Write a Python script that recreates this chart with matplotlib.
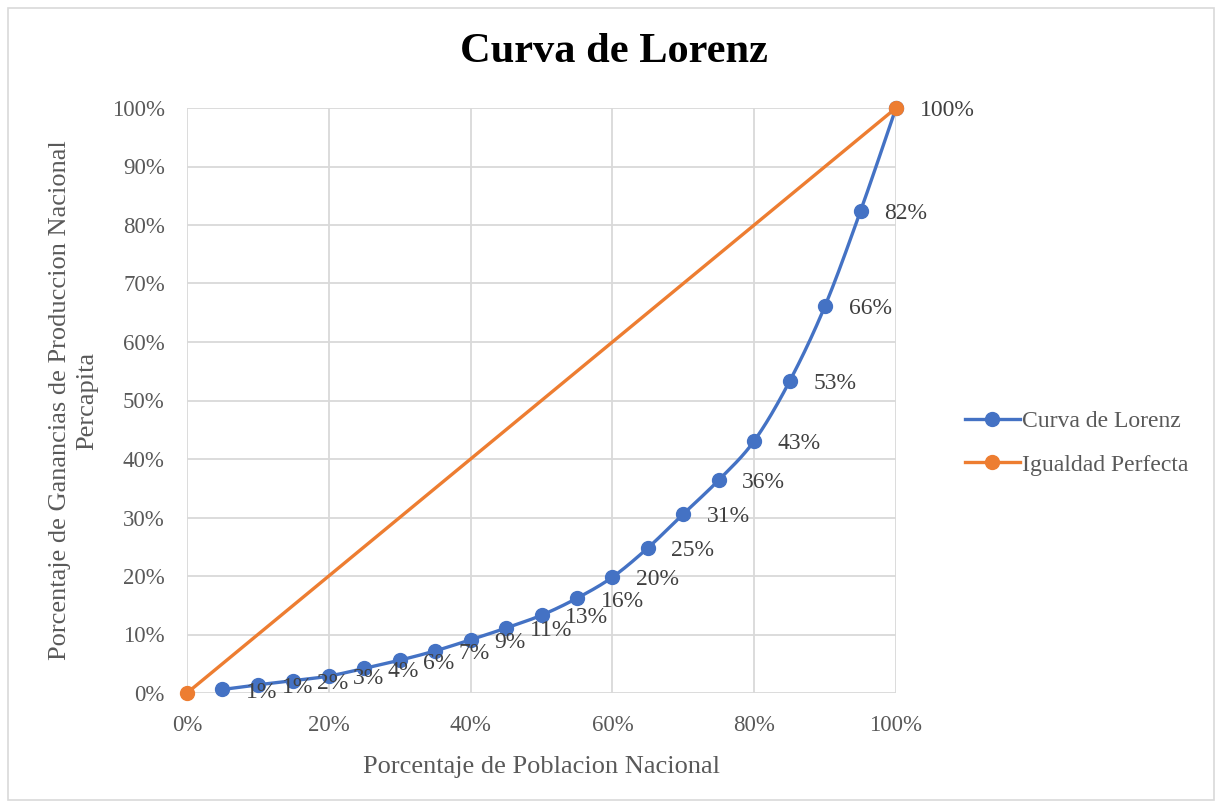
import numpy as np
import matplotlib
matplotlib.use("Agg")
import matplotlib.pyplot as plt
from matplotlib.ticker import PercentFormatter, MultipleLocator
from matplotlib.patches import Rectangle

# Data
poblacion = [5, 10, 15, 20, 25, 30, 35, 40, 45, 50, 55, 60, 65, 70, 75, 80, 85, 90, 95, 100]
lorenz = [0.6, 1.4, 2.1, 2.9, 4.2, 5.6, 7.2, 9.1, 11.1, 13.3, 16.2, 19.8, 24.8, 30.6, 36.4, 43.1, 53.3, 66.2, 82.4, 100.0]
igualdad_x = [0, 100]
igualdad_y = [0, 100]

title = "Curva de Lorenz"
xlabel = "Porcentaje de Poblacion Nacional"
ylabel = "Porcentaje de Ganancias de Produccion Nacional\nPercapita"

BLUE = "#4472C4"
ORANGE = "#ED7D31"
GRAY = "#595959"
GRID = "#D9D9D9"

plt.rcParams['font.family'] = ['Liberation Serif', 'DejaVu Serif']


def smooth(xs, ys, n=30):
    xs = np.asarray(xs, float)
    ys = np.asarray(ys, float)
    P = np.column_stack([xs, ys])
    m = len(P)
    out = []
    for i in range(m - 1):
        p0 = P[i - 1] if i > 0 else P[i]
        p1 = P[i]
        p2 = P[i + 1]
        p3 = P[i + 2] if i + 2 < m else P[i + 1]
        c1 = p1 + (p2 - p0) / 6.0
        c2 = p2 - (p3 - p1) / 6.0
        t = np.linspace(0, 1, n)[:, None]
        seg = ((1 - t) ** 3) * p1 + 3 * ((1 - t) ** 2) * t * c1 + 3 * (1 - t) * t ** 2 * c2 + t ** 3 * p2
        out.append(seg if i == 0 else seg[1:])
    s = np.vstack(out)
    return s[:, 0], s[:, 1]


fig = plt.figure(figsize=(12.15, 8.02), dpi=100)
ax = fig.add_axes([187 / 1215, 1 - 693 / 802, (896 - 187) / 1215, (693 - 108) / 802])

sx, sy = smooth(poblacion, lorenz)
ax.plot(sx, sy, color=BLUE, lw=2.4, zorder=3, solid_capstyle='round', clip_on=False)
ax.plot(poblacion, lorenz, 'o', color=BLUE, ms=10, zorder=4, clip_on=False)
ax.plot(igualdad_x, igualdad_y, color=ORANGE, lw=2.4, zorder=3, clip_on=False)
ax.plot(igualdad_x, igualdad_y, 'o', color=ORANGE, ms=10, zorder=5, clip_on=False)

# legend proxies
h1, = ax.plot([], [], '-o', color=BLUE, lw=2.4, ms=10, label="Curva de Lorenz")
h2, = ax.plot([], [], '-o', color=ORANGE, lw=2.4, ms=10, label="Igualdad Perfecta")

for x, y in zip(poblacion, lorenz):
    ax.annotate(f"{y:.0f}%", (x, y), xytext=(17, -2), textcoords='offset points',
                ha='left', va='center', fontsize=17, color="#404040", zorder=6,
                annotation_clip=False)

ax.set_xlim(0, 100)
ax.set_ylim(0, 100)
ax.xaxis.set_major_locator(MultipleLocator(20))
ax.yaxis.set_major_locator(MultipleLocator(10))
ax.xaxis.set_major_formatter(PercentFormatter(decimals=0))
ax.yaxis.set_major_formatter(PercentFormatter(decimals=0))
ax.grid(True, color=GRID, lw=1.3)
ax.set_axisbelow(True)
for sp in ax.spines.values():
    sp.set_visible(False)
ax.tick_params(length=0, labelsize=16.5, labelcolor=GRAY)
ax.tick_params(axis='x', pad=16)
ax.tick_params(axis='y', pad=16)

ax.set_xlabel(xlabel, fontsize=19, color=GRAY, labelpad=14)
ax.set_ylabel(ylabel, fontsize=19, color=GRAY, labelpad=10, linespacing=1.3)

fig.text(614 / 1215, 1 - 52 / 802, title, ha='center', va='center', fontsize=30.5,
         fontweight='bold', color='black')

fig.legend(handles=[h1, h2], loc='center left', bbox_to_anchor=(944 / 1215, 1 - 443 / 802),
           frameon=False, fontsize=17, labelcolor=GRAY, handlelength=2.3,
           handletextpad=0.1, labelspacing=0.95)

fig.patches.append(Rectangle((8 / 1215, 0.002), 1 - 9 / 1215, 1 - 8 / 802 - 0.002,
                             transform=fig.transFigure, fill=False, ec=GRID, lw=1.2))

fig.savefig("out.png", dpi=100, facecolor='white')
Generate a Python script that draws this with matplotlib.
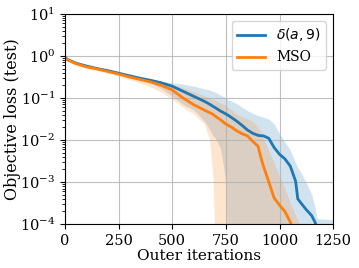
------------------------
- [EXERCISE]:
Repeat exactly the lines from the first line of the records above through the line containing "from matplotlib.patches import Rectangle", leaving out the pictures.

- [RESPONSE TO THIS TASK]:
Write a Python script that recreates this chart with matplotlib.
import numpy as np
import matplotlib
matplotlib.use("Agg")
import matplotlib.pyplot as plt
from matplotlib.ticker import PercentFormatter, MultipleLocator
from matplotlib.patches import Rectangle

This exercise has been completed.